Но это будет потом, а пока спешила Анна на небольшую торговую площадь, с которой и начинал свой путь обоз по Сибирскому тракту в далекий Омск.

Получив благословение от Лукерьи Демьяновны, оплатившей поездку, умостились они с Васей на одной из телег, стараясь не привлекать к себе внимания. Всю дорогу Анна была в страшном напряжении, всего опасалась и выдохнула, лишь оказавшись на родной площади перед храмом. Путешествие их было окончено, Аннушка вернулась домой.


Тревожно и неспокойно было в Ёлошном. Бабы у колодцев языки в кровь смолотили обсуждая происходящее в стране и видя дурной знак в иконе, внезапно упавшей на храмовый пол с иконостаса.

Егор Васильевич, забросивший ремесло, возвращался домой подавленным и о чём-то долго молился. Стоя на коленях, глядя на тёмный лик в красном углу, он шептал и неистово крестил лоб, как будто от этого зависели жизни его близких.

Васятку родные поначалу приняли настороженно и даже осудили дочь, повесившую себе на шею чужое дитя, но вскоре отмякли сердцем и полюбили славного, ласкового малыша, как собственного внука. Егор Васильевич обучал его премудростям своего дела, находя Васятку смышлёным не по годам.

Тяжельче пришлось Аннушке. Языкастые ёлошинские бабы полоскали её на каждом шагу, не стесняясь задавать каверзные вопросы о городской жизни. Но после того, как она сумела принять тяжёлые роды у своей сестры, сохранив жизнь и матери, и ребёнка, потянулись в дом Шабалиных просильцы с разными болячками, с лечением которых не могли справиться даже фельдшерица и врач, ведущие приём в земской больнице, находившейся в соседнем селе.

Егор Васильевич поначалу ругался, потом смирился и выделил дочери малуху, где и принимала она больных.

О Якове не было ни слуху ни духу, и даже родители его ничего о сыне не знали. Так и жила Анна – ни жена, ни вдова, – заботясь о родителях и Васеньке, пока однажды в тоскливый ноябрьский вечер не раздался осторожный стук в окно их дома.

– Егор, глянь, кого там черти принесли на ночь глядя? – сердито сказала мать Аннушки.

Люба отлёживалась на тёплой печи, подтопленной по случаю холодного дождя.

– Вот ведь люди, – ворчала она, укрывая сверху теплой овчиной спящего рядом Васю. – Никакого уважения нету. Ночь на дворе, а они прутся, нет чтоб до утра потерпеть… – договорить она не успела, когда гость, шагнувший за порог дома, заставил её замолчать.

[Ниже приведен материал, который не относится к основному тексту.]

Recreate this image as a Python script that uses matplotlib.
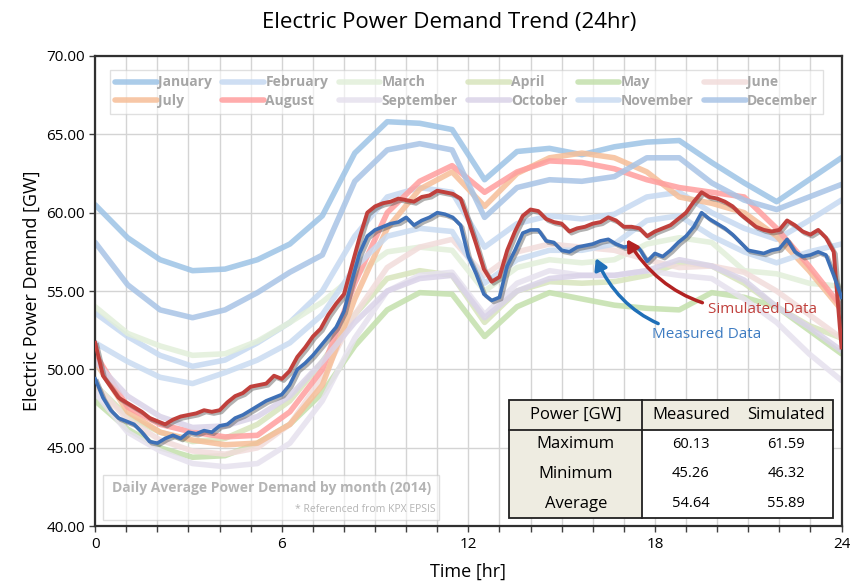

– Мир вашему дому, – наклонился он, чтобы пройти через низкую дверь.

– С миром принимаем, – отозвалась Люба, силясь рассмотреть в свете керосиновой лампы лицо вошедшего.

– Мне бы жену свою, Анну Егоровну повидать, – смиренно произнес Яков (а это был именно он), снимая с головы фуражку. Был он в шинели, зарос бородой, чёрный когда-то чуб повис на мокром лбу невразумительным клоком.

– Егор, Анну позови! В малухе она, мазь для Прокопьевны от чирий делает, – приказала хозяйка, сползая с печи. – Явимшись, значит, зятёк, – ехидно процедила, усаживаясь на скамейку, – не запылимшись, по дражайшей супруге соскучимшись. А мы тут вас ждём-поджидаем, глаз не смыкаем!

– Зачем вы так, Любовь Прокопьевна? Война идёт, тяжёлое время, где как не у родителей укрыться дочери?

– А ты, значит, сбоку припёка? – сердито парировала мать Анны.

– Ну почему же? Муж я ейный, законный, между прочим! – с вызовом ответил гость, но продолжить не получилось.

В избу вошла Анна.

– Ну, здравствуй, душа моя! – обратился он к ней.

– И вам не хворать, – ответила Анна не думая, удивленная столь неожиданным визитом.

– Чего встали, девки? – вмешался в разговор Егор Васильевич. – Не знаете, что делать? Гость на пороге, накормить бы надобно с дороги, потом допросы чинить! А ты разболокайся да проходи! Давно нам встретиться надобно было, да всё не судьба! Мать, чего застыла? Щи доставай, картоха с ужина осталась, щас сала принесу, с прошлой зимы сохранил. Свежего нынче не видать, как своих ушей.